The next day, in Washington, D.C., the students visited Pamplin Park, and learned much about the Civil War, including the daily lives of soldiers. They toured the Tudor Hall Plantation, home to the Boisseau family and a confederate general’s headquarters during the war. A highlight of the first day was a visit to the Capitol Hill Club to see Maheen Kaleem ’03, now working in Washington as a program officer for NoVo Foundation’s initiative to end violence against girls and women. Kaleem introduced the students to her work and informed them that they could make a difference by “standing up for others, asking questions and in general trying to advocate for what is right,” reported assistant head of school Jennifer Gargano. Following Kaleem’s presentation, the students visited the Martin Luther King Jr. Memorial and Franklin D. Roosevelt Memorial.

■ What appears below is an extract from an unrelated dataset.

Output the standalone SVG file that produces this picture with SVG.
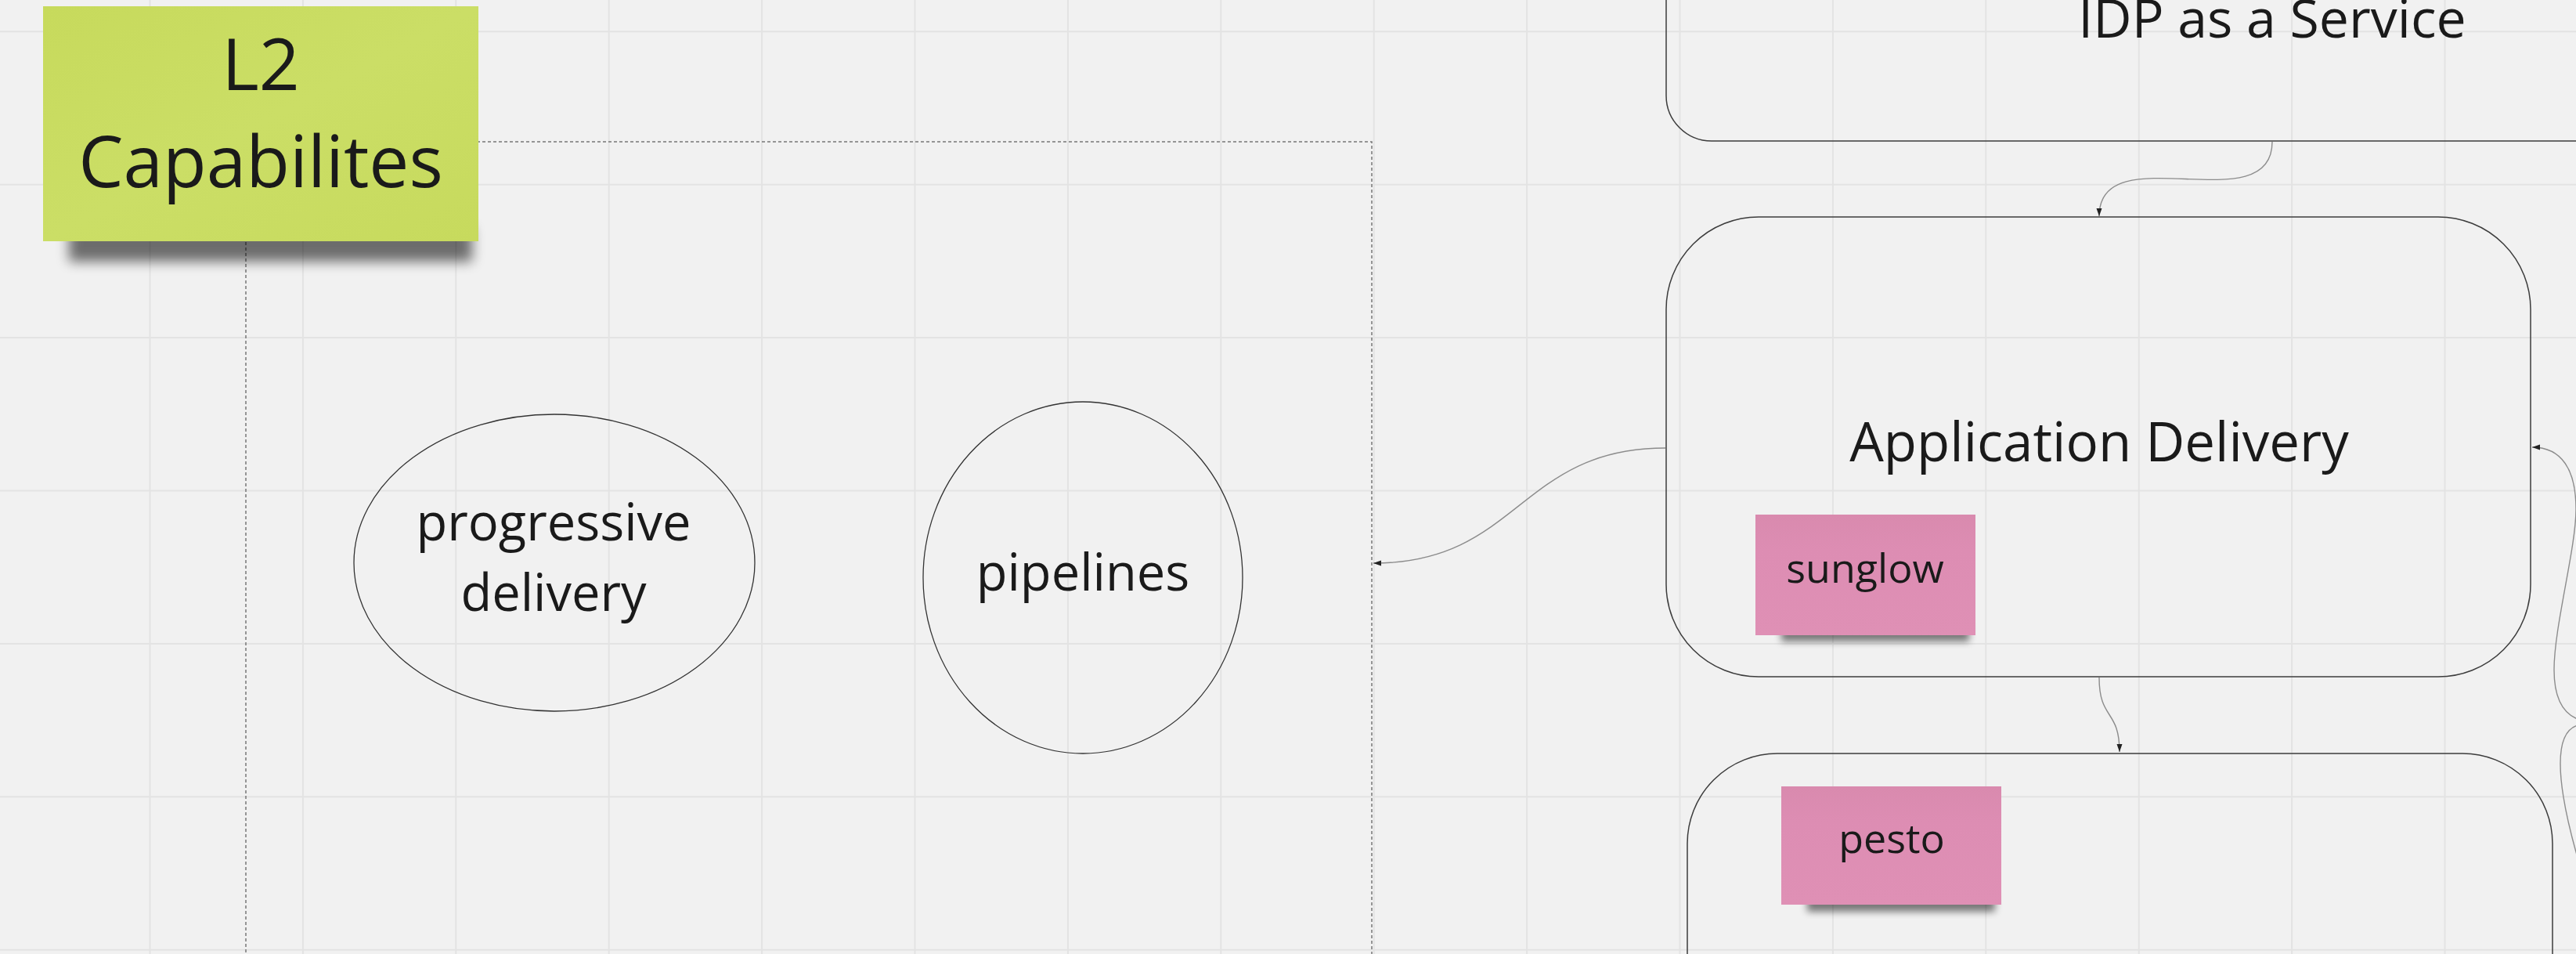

Day two in Washington began with visits to the U.S. Marine Corps War Memorial (Iwo Jima Memorial) and Arlington National Cemetery, where they witnessed the changing of the guard at the Tomb of the Unknown Soldier. The students later enjoyed lunch at Old Town Alexandria, home to many shops and restaurants, before visiting Mount Vernon, the storied home of George and Martha Washington. Students explored the Washingtons’ mansion and visited the tomb of the first U.S. president, while also speaking to guides on the property who were in-character as people who lived during Washington’s presidency.
On Wednesday, Oct. 24, the students headed to the Newseum to view its amazing series of exhibits on the importance and influence of journalism on American society. Students marveled at the Pulitzer Prize photograph gallery and the front page gallery. Later, at FBI headquarters, the students were treated to a tour that featured various interactive exhibits, as well as a scavenger hunt that had them searching for information at the exhibits. Their final stop for the day was the U.S. Holocaust Memorial Museum, where they delved into the history of one of the greatest tragedies of modern times. “They took a lot of time reading the displays and watching the various available videos to more deeply understand this atrocity,” Gargano said.
Day six of the trip was very packed, as students started with a tour of the Capitol Building, where they viewed the floor of the House of Representatives and the Senate. “The students were excited to see where the State of the Union address takes place, among many other important affairs,” said Gargano. They also had the opportunity to meet with three members of Sen. Diane Feinstein’s staff and ask them questions about the work of a U.S. senator. Other stops included the Library of Congress, the National Archives and the Supreme Court.